Given request: Copy exactly the lines from the start of the material through the line with "(pkgname) at (185,81)". Pictures stay out of the copy.
**********
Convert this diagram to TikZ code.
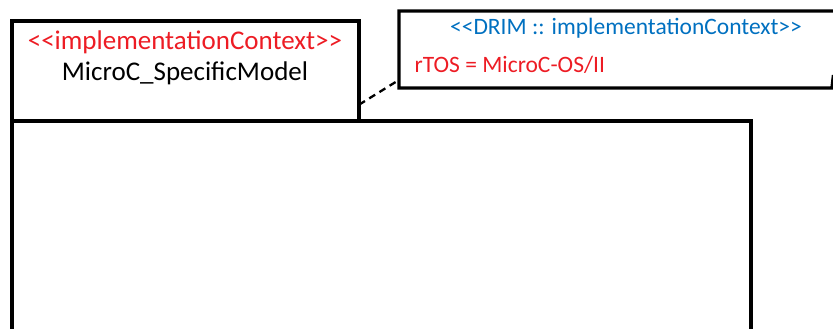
\documentclass[tikz,border=0pt]{standalone}
\usepackage{fontspec}
\setmainfont{Carlito}
\usetikzlibrary{positioning}

\definecolor{ctxred}{RGB}{237,28,36}
\definecolor{drimblue}{RGB}{0,112,192}

\begin{document}
\begin{tikzpicture}[x=1pt, y=-1pt, line width=3.4pt,
    pkgbox/.style={draw, inner sep=0pt, outer sep=0pt, anchor=north west},
    pkgtext/.style={font=\fontsize{27}{32}\selectfont, inner sep=0pt, anchor=base},
    notetext/.style={font=\fontsize{23.5}{28}\selectfont, inner sep=0pt, anchor=base}]
    \useasboundingbox (0,0) rectangle (833,329);
    \clip (0,0) rectangle (833,329);

    % package: tab and body
    \node[pkgbox, minimum width=347pt, minimum height=100pt] (tab) at (12,21) {};
    \node[pkgbox, minimum width=739pt, minimum height=260pt] (body) at (12,121) {};
    \node[pkgtext, text=ctxred] (stereo) at (185,50) {<\kern0pt<implementationContext>\kern0pt>};
    \node[pkgtext] (pkgname) at (185,81) {MicroC\_SpecificModel};

    % note with the tagged value
    \node[inner sep=0pt, outer sep=0pt, anchor=north west,
          minimum width=433pt, minimum height=77pt] (note) at (399,11) {};
    \draw ([xshift=6pt]note.north east) -- (note.north west) -- (note.south west)
          -- (note.south east) -- ++(1.5,-13);
    \node[notetext, text=drimblue] (drim) at (626,35) {<\kern0pt<DRIM :: implementationContext>\kern0pt>};
    \node[notetext, text=ctxred, anchor=base west] (rtos) at (413,73) {rTOS = MicroC-OS/II};

    \draw[dashed, line width=2.3pt, dash pattern=on 7pt off 5pt] (tab.-11) -- (note.188);
\end{tikzpicture}
\end{document}
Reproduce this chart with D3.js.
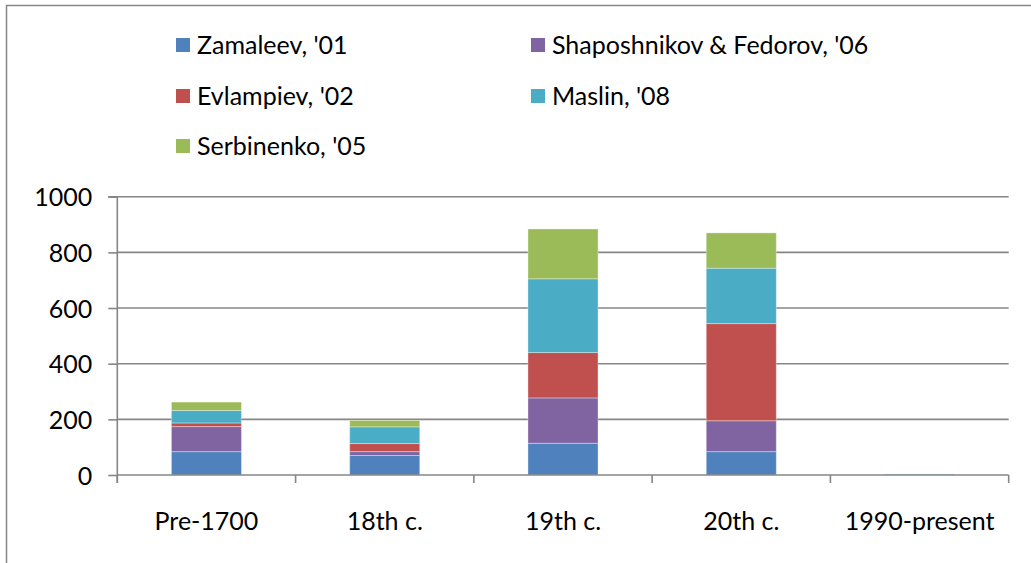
<!DOCTYPE html>
<html>
<head>
<meta charset="utf-8">
<script src="https://cdn.jsdelivr.net/npm/d3@7"></script>
<style>
  html, body { margin: 0; padding: 0; background: #fff; }
  svg { display: block; }
  text { font-family: Lato, "Noto Sans", sans-serif; fill: #000; }
</style>
</head>
<body>
<svg id="chart" width="1031" height="563"></svg>
<script>
const categories = ["Pre-1700", "18th c.", "19th c.", "20th c.", "1990-present"];
const seriesNames = ["Zamaleev, '01", "Shaposhnikov & Fedorov, '06", "Evlampiev, '02", "Maslin, '08", "Serbinenko, '05"];
const zamaleev     = [84, 70, 114, 84, 0];
const shaposhnikov = [90, 14, 163, 111, 0];
const evlampiev    = [13, 29, 163, 349, 0];
const maslin       = [45, 60, 265, 199, 3];
const serbinenko   = [30, 23, 179, 127, 0];
const yTicks = [0, 200, 400, 600, 800, 1000];
const legendOrder = ["Zamaleev, '01", "Shaposhnikov & Fedorov, '06", "Evlampiev, '02", "Maslin, '08", "Serbinenko, '05"];

const colors = {
  "Zamaleev, '01": "#4F81BD",
  "Shaposhnikov & Fedorov, '06": "#8064A2",
  "Evlampiev, '02": "#C0504D",
  "Maslin, '08": "#4BACC6",
  "Serbinenko, '05": "#9BBB59"
};
const valuesBySeries = {
  "Zamaleev, '01": zamaleev,
  "Shaposhnikov & Fedorov, '06": shaposhnikov,
  "Evlampiev, '02": evlampiev,
  "Maslin, '08": maslin,
  "Serbinenko, '05": serbinenko
};

const table = categories.map((c, i) => {
  const row = { category: c };
  seriesNames.forEach(s => row[s] = valuesBySeries[s][i]);
  return row;
});

const svg = d3.select("#chart");
const gridColor = "#868686";
const fontSize = "25px";

// outer chart border
svg.append("rect")
  .attr("x", 6.5).attr("y", 5.5)
  .attr("width", 1060).attr("height", 620)
  .attr("fill", "none").attr("stroke", gridColor).attr("stroke-width", 1.5);

const plotLeft = 117.3, plotRight = 1008.7, plotTop = 196.7, plotBottom = 475;

const x = d3.scaleBand()
  .domain(categories)
  .range([plotLeft, plotRight])
  .paddingInner(0.607)
  .paddingOuter(0.3035);

const y = d3.scaleLinear().domain([0, 1000]).range([plotBottom, plotTop]);

// gridlines
svg.append("g")
  .selectAll("line")
  .data(yTicks.filter(t => t > 0))
  .join("line")
  .attr("x1", plotLeft).attr("x2", plotRight)
  .attr("y1", d => y(d)).attr("y2", d => y(d))
  .attr("stroke", gridColor).attr("stroke-width", 1.6);

// bars
const stack = d3.stack().keys(seriesNames);
const stacked = stack(table);

svg.append("g")
  .selectAll("g")
  .data(stacked)
  .join("g")
  .attr("fill", d => colors[d.key])
  .selectAll("rect")
  .data(d => d)
  .join("rect")
  .attr("x", d => x(d.data.category))
  .attr("width", x.bandwidth())
  .attr("y", d => y(d[1]))
  .attr("height", d => Math.max(0, y(d[0]) - y(d[1])))
  .attr("stroke", "rgba(255,255,255,0.35)")
  .attr("stroke-width", 1);

// y axis
const yAxis = d3.axisLeft(y).tickValues(yTicks).tickFormat(d3.format("d")).tickSize(9).tickPadding(16);
const gy = svg.append("g").attr("transform", `translate(${plotLeft},0)`).call(yAxis);
gy.select(".domain").attr("stroke", gridColor).attr("stroke-width", 1.6)
  .attr("d", `M-9,${plotTop}H0V${plotBottom + 8}`);
gy.selectAll(".tick line").attr("stroke", gridColor).attr("stroke-width", 1.6);
gy.selectAll(".tick text").style("font-size", fontSize).attr("dy", "0.36em");

// x axis
const xAxis = d3.axisBottom(x).tickSize(0).tickPadding(37);
const gx = svg.append("g").attr("transform", `translate(0,${plotBottom})`).call(xAxis);
gx.select(".domain").attr("stroke", gridColor).attr("stroke-width", 1.6)
  .attr("d", `M${plotLeft},0H${plotRight}`);
gx.selectAll(".tick text").style("font-size", fontSize);
// category boundary ticks
const step = x.step();
gx.append("g")
  .selectAll("line")
  .data(d3.range(categories.length + 1))
  .join("line")
  .attr("x1", i => plotLeft + i * step).attr("x2", i => plotLeft + i * step)
  .attr("y1", 0).attr("y2", 8)
  .attr("stroke", gridColor).attr("stroke-width", 1.6);

// legend
const legendCols = [176, 531];
const legendRows = [45, 96, 146];
const legend = svg.append("g");
legendOrder.forEach((name, i) => {
  const col = i % 2, row = Math.floor(i / 2);
  const g = legend.append("g").attr("transform", `translate(${legendCols[col]},${legendRows[row]})`);
  g.append("rect").attr("x", 0).attr("y", -7).attr("width", 14).attr("height", 14).attr("fill", colors[name]);
  g.append("text").attr("x", 21).attr("y", 0).attr("dy", "0.36em").style("font-size", fontSize).text(name);
});
</script>
</body>
</html>
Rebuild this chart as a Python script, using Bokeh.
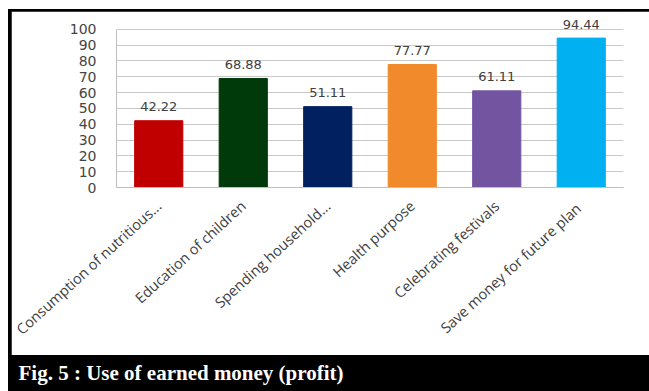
import math
from bokeh.plotting import figure
from bokeh.layouts import column
from bokeh.models import Label, ColumnDataSource, FixedTicker, Range1d
from bokeh.embed import file_html
from bokeh.resources import INLINE
from bokeh.core.properties import value

categories = ["Consumption of nutritious...", "Education of children", "Spending household...",
              "Health purpose", "Celebrating festivals", "Save money for  future plan"]
values = [42.22, 68.88, 51.11, 77.77, 61.11, 94.44]
value_labels = ["42.22", "68.88", "51.11", "77.77", "61.11", "94.44"]
colors = ["#c00000", "#013a0a", "#002060", "#f08a2a", "#7254a0", "#00b0f0"]
y_ticks = [0, 10, 20, 30, 40, 50, 60, 70, 80, 90, 100]
caption = "Fig. 5 : Use of earned money (profit)"

src = ColumnDataSource(dict(cat=categories, val=values, lab=value_labels, col=colors))

# main chart (sits inside the black frame: 3px left edge, 2px top edge)
p = figure(width=638, height=344, x_range=categories, y_range=Range1d(0, 110),
           output_backend="svg", toolbar_location=None, frame_align=False,
           min_border_left=105, min_border_right=26, min_border_top=2, min_border_bottom=168,
           margin=(2, 0, 0, 3))
p.background_fill_color = "white"
p.border_fill_color = "white"
p.outline_line_color = "white"

p.vbar(x="cat", top="val", width=0.57, color="col", source=src)
p.text(x="cat", y="val", text="lab", source=src, text_align="center", text_baseline="alphabetic",
       y_offset=-14, text_font=value("DejaVu Sans"), text_font_size="13px", text_color="#404040")

p.yaxis.ticker = FixedTicker(ticks=y_ticks)
p.yaxis.bounds = (0, 100)
p.yaxis.axis_line_color = "#bfbfbf"
p.yaxis.major_tick_line_color = None
p.yaxis.minor_tick_line_color = None
p.yaxis.major_label_standoff = 14
p.yaxis.major_label_text_font = "DejaVu Sans"
p.yaxis.major_label_text_font_size = "14px"
p.yaxis.major_label_text_color = "#454545"

p.xaxis.axis_line_color = "#bfbfbf"
p.xaxis.major_tick_line_color = None
p.xaxis.minor_tick_line_color = None
p.xaxis.major_label_orientation = 0.74
p.xaxis.major_label_standoff = 10
p.xaxis.major_label_text_font = "Open Sans"
p.xaxis.major_label_text_font_size = "14.5px"
p.xaxis.major_label_text_color = "#404040"

p.xgrid.grid_line_color = None
p.ygrid.grid_line_color = "#c8c8c8"

# caption band
c = figure(width=641, height=36, x_range=Range1d(0, 641), y_range=Range1d(0, 36),
           output_backend="svg", toolbar_location=None, frame_align=False,
           min_border_left=0, min_border_right=0, min_border_top=0, min_border_bottom=0,
           x_axis_type=None, y_axis_type=None, margin=0)
c.background_fill_color = "black"
c.border_fill_color = "black"
c.outline_line_color = None
c.xgrid.visible = False
c.ygrid.visible = False
c.add_layout(Label(x=10, y=19, text=caption,
                   text_font="Liberation Serif", text_font_style="bold",
                   text_font_size="21px", text_color="white", text_baseline="alphabetic"))

layout = column(p, c, spacing=0, margin=(9, 0, 0, 8), styles={"background-color": "black"})

open("out.html", "w").write(file_html(layout, INLINE))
**********
Written solution:
Convert this diagram to TikZ code.
\documentclass[tikz,border=0pt]{standalone}
\usepackage{fontspec}
\setmainfont{Carlito}
\usetikzlibrary{positioning}

\definecolor{ctxred}{RGB}{237,28,36}
\definecolor{drimblue}{RGB}{0,112,192}

\begin{document}
\begin{tikzpicture}[x=1pt, y=-1pt, line width=3.4pt,
    pkgbox/.style={draw, inner sep=0pt, outer sep=0pt, anchor=north west},
    pkgtext/.style={font=\fontsize{27}{32}\selectfont, inner sep=0pt, anchor=base},
    notetext/.style={font=\fontsize{23.5}{28}\selectfont, inner sep=0pt, anchor=base}]
    \useasboundingbox (0,0) rectangle (833,329);
    \clip (0,0) rectangle (833,329);

    % package: tab and body
    \node[pkgbox, minimum width=347pt, minimum height=100pt] (tab) at (12,21) {};
    \node[pkgbox, minimum width=739pt, minimum height=260pt] (body) at (12,121) {};
    \node[pkgtext, text=ctxred] (stereo) at (185,50) {<\kern0pt<implementationContext>\kern0pt>};
    \node[pkgtext] (pkgname) at (185,81) {MicroC\_SpecificModel};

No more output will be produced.